◆ **WRITTEN EXERCISE**
Pick out all lines in the listing holding the string "this" and copy them.

## start AVAILABLE DATA

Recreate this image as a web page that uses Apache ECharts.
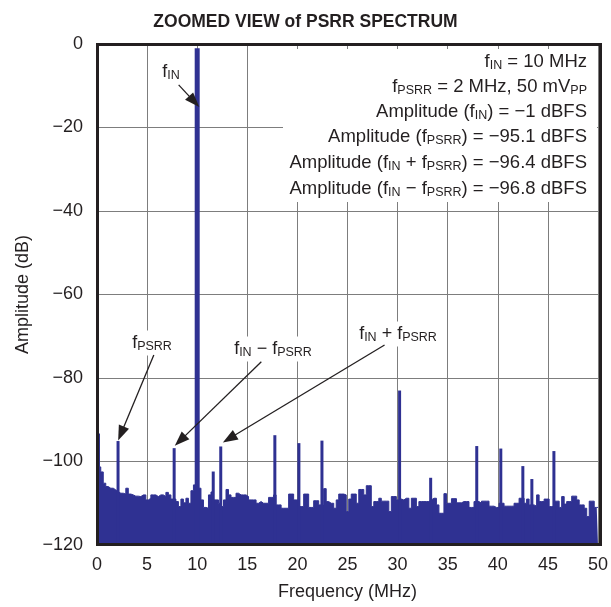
<!DOCTYPE html>
<html><head><meta charset="utf-8">
<script src="https://cdn.jsdelivr.net/npm/echarts@6/dist/echarts.min.js"></script>
<style>html,body{margin:0;padding:0;background:#fff}#c{width:611px;height:607px}</style>
</head><body><div id="c"></div>
<script>
// Noise floor, one value per 0.25 MHz bin (dB)
const floor0to10 = [-93, -101.3, -102.5, -105.2, -106.0, -106.4, -106.4, -106.8, -107.2, -107.6,
 -107.6, -107.8, -106.4, -107.8, -108.0, -108.3, -108.3, -108.4, -108.0, -108.0,
 -109.2, -108.8, -108.0, -108.0, -108.4, -108.0, -108.0, -108.4, -107.4, -108.0,
 -109.0, -109.0, -109.6, -110.8, -109.0, -109.9, -108.8, -110.0, -107.0, -105.6];
const floor10to20 = [-104, -106.4, -109.2, -111.0, -111.2, -108.0, -107.3, -109.2, -109.2, -110.0,
 -110.8, -109.2, -106.7, -108.0, -108.6, -108.6, -107.6, -108.0, -108.0, -108.0,
 -108.4, -109.2, -109.2, -109.2, -110.0, -109.6, -110.0, -110.0, -110.0, -108.6,
 -108.6, -108.0, -110.4, -110.4, -111.2, -111.2, -111.2, -107.8, -107.8, -109.2];
const floor20to30 = [-109.2, -110.8, -110.8, -107.8, -107.8, -111.0, -111.0, -109.4, -109.4, -110.4,
 -110.4, -106.5, -109.6, -110.0, -110.0, -111.2, -109.2, -107.8, -107.8, -108.0,
 -112.0, -109.0, -107.8, -107.8, -110.0, -106.7, -106.7, -108.0, -105.8, -105.8,
 -110.8, -109.6, -109.6, -108.8, -109.5, -109.5, -109.5, -112.0, -108.4, -108.4];
const floor30to40 = [-109.2, -109.0, -109.2, -108.8, -108.8, -111.2, -108.8, -108.8, -110.8, -109.6,
 -109.6, -109.6, -109.6, -109.2, -108.8, -108.8, -110.4, -112.4, -112.4, -107.7,
 -110.0, -110.0, -108.9, -108.9, -109.9, -109.9, -109.6, -109.6, -109.6, -111.0,
 -111.0, -109.6, -109.6, -110.0, -109.5, -109.5, -109.5, -110.7, -110.7, -111.0];
const floor40to50 = [-111.0, -110.0, -110.0, -110.7, -110.7, -110.7, -110.7, -110.0, -110.0, -108.8,
 -108.8, -110.0, -109.0, -110.4, -110.4, -110.7, -108.0, -109.6, -109.6, -109.0,
 -109.0, -110.8, -110.8, -109.5, -109.5, -111.0, -108.4, -110.2, -109.6, -109.6,
 -108.3, -108.3, -109.2, -110.4, -110.4, -111.2, -113.2, -109.5, -109.5, -111.0, -111.0];
const binStepMHz = 0.25;

// Discrete spurs / tones (incl. DC leakage near 0 MHz)
const spurFreqMHz = [0.15, 2.1, 7.7, 10.0, 11.6, 12.35, 17.75, 20.15, 22.45, 30.2, 33.3, 37.9, 40.3, 42.5, 43.4, 45.6];
const spurDb      = [-93.3, -95.1, -96.8, -1, -102.4, -96.4, -93.7, -95.6, -95.0, -83.0, -103.9, -96.3, -96.9, -101.1, -104.2, -97.5];

// Axis ticks
const xTicks = [0, 5, 10, 15, 20, 25, 30, 35, 40, 45, 50];
const yTicks = [0, -20, -40, -60, -80, -100, -120];

// Annotation arrows: [fromFreq, fromDb, toFreq, toDb]
const arrowFIN   = [8.15, -9.8, 9.7, -13.8];
const arrowPSRR  = [5.67, -74.5, 2.4, -93.3];
const arrowMinus = [16.4, -76.1, 8.3, -95.0];
const arrowPlus  = [28.7, -72.1, 13.2, -94.5];

const FONT = 'Liberation Sans, Arial, sans-serif';
const INK = '#231f20';
const BLUE = '#2f3192';

const floorAll = [].concat(floor0to10, floor10to20, floor20to30, floor30to40, floor40to50);
const floorData = floorAll.map((v, i) => [i * binStepMHz, v]);
const spurData = spurFreqMHz.map((f, i) => [f, spurDb[i]]);

const chart = echarts.init(document.getElementById('c'), null, {renderer: 'canvas'});
const fmtMinus = v => String(v).replace('-', '\u2212');
const sub = {fontSize: 12.5, fontFamily: FONT, fill: INK, color: INK, verticalAlign: 'bottom', lineHeight: 13};

function arrowLine(a) {
  return [{coord: [a[0], a[1]], symbol: 'none'}, {coord: [a[2], a[3]], symbol: 'triangle'}];
}

function txt(x, y, text, align) {
  return {
    type: 'text', x: x, y: y, z: 60,
    style: {
      text: text, align: align || 'right', verticalAlign: 'middle',
      fontSize: 18.5, fontFamily: FONT, fill: INK, lineHeight: 21,
      rich: {s: sub}
    }
  };
}
function lbl(x, y, text) {
  return {
    type: 'text', x: x, y: y, z: 60,
    style: {
      text: text, align: 'center', verticalAlign: 'middle',
      fontSize: 18, fontFamily: FONT, fill: INK, lineHeight: 21,
      backgroundColor: '#fff', padding: [2, 3, 2, 3],
      rich: {s: sub}
    }
  };
}

const option = {
  animation: false,
  backgroundColor: '#fff',
  title: {
    text: 'ZOOMED VIEW of PSRR SPECTRUM', left: 'center', top: 8,
    textStyle: {fontFamily: FONT, fontWeight: 'bold', fontSize: 17.5, color: INK}
  },
  grid: {left: 97, right: 10, top: 44, bottom: 62},
  xAxis: {
    type: 'value', min: xTicks[0], max: xTicks[xTicks.length - 1], interval: xTicks[1] - xTicks[0],
    axisLine: {show: false}, axisTick: {show: false},
    splitLine: {show: true, lineStyle: {color: '#7d7d7d', width: 1}},
    axisLabel: {fontSize: 18, fontFamily: FONT, color: INK, margin: 11},
    name: 'Frequency (MHz)', nameLocation: 'middle', nameGap: 38,
    nameTextStyle: {fontSize: 18, fontFamily: FONT, color: INK}
  },
  yAxis: {
    type: 'value', min: yTicks[yTicks.length - 1], max: yTicks[0], interval: yTicks[0] - yTicks[1],
    axisLine: {show: false}, axisTick: {show: false},
    splitLine: {show: true, lineStyle: {color: '#7d7d7d', width: 1}},
    axisLabel: {fontSize: 18, fontFamily: FONT, color: INK, margin: 14, formatter: fmtMinus},
    name: 'Amplitude (dB)', nameLocation: 'middle', nameGap: 64,
    nameTextStyle: {fontSize: 18, fontFamily: FONT, color: INK}
  },
  series: [
    {
      type: 'line', data: floorData, step: 'middle', symbol: 'none', z: 3,
      lineStyle: {color: BLUE, width: 1}, areaStyle: {color: BLUE, opacity: 1, origin: 'start'},
      markLine: {
        silent: true, animation: false, z: 70,
        symbolSize: [11, 15],
        lineStyle: {color: INK, width: 1.3, type: 'solid'},
        itemStyle: {color: INK},
        label: {show: false},
        data: [arrowLine(arrowFIN), arrowLine(arrowPSRR), arrowLine(arrowMinus), arrowLine(arrowPlus)]
      }
    },
    {
      type: 'custom', data: spurData, z: 4,
      renderItem: function (params, api) {
        const f = api.value(0), d = api.value(1);
        const top = api.coord([f, d]);
        const bot = api.coord([f, yTicks[yTicks.length - 1]]);
        const w = d > -50 ? 5 : 3;
        return {type: 'rect', shape: {x: top[0] - w / 2, y: top[1], width: w, height: bot[1] - top[1]},
                style: {fill: BLUE}};
      }
    }
  ],
  graphic: [
    {type: 'rect', z: 50, shape: {x: 283, y: 49, width: 314, height: 153}, style: {fill: '#fff'}},
    txt(587, 62, 'f{s|IN} = 10 MHz'),
    txt(587, 87, 'f{s|PSRR} = 2 MHz, 50 mV{s|PP}'),
    txt(587, 112, 'Amplitude (f{s|IN}) = \u22121 dBFS'),
    txt(587, 137, 'Amplitude (f{s|PSRR}) = \u221295.1 dBFS'),
    txt(587, 163, 'Amplitude (f{s|IN} + f{s|PSRR}) = \u221296.4 dBFS'),
    txt(587, 189, 'Amplitude (f{s|IN} \u2212 f{s|PSRR}) = \u221296.8 dBFS'),
    lbl(171, 72, 'f{s|IN}'),
    lbl(152, 343, 'f{s|PSRR}'),
    lbl(273, 349, 'f{s|IN} \u2212 f{s|PSRR}'),
    lbl(398, 334, 'f{s|IN} + f{s|PSRR}'),
    {type: 'rect', z: 100, shape: {x: 97.5, y: 44.5, width: 503, height: 500},
     style: {fill: 'none', stroke: INK, lineWidth: 3}}
  ]
};
chart.setOption(option);
</script>
</body></html>
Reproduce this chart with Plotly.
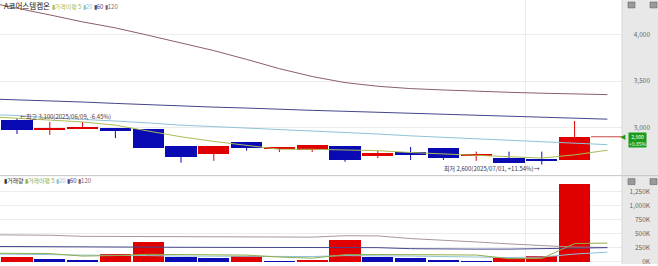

## end AVAILABLE DATA

◆ **FULL OUTPUT**
Recreate this image as a web page that uses Apache ECharts.
Reproduce this chart with Plotly.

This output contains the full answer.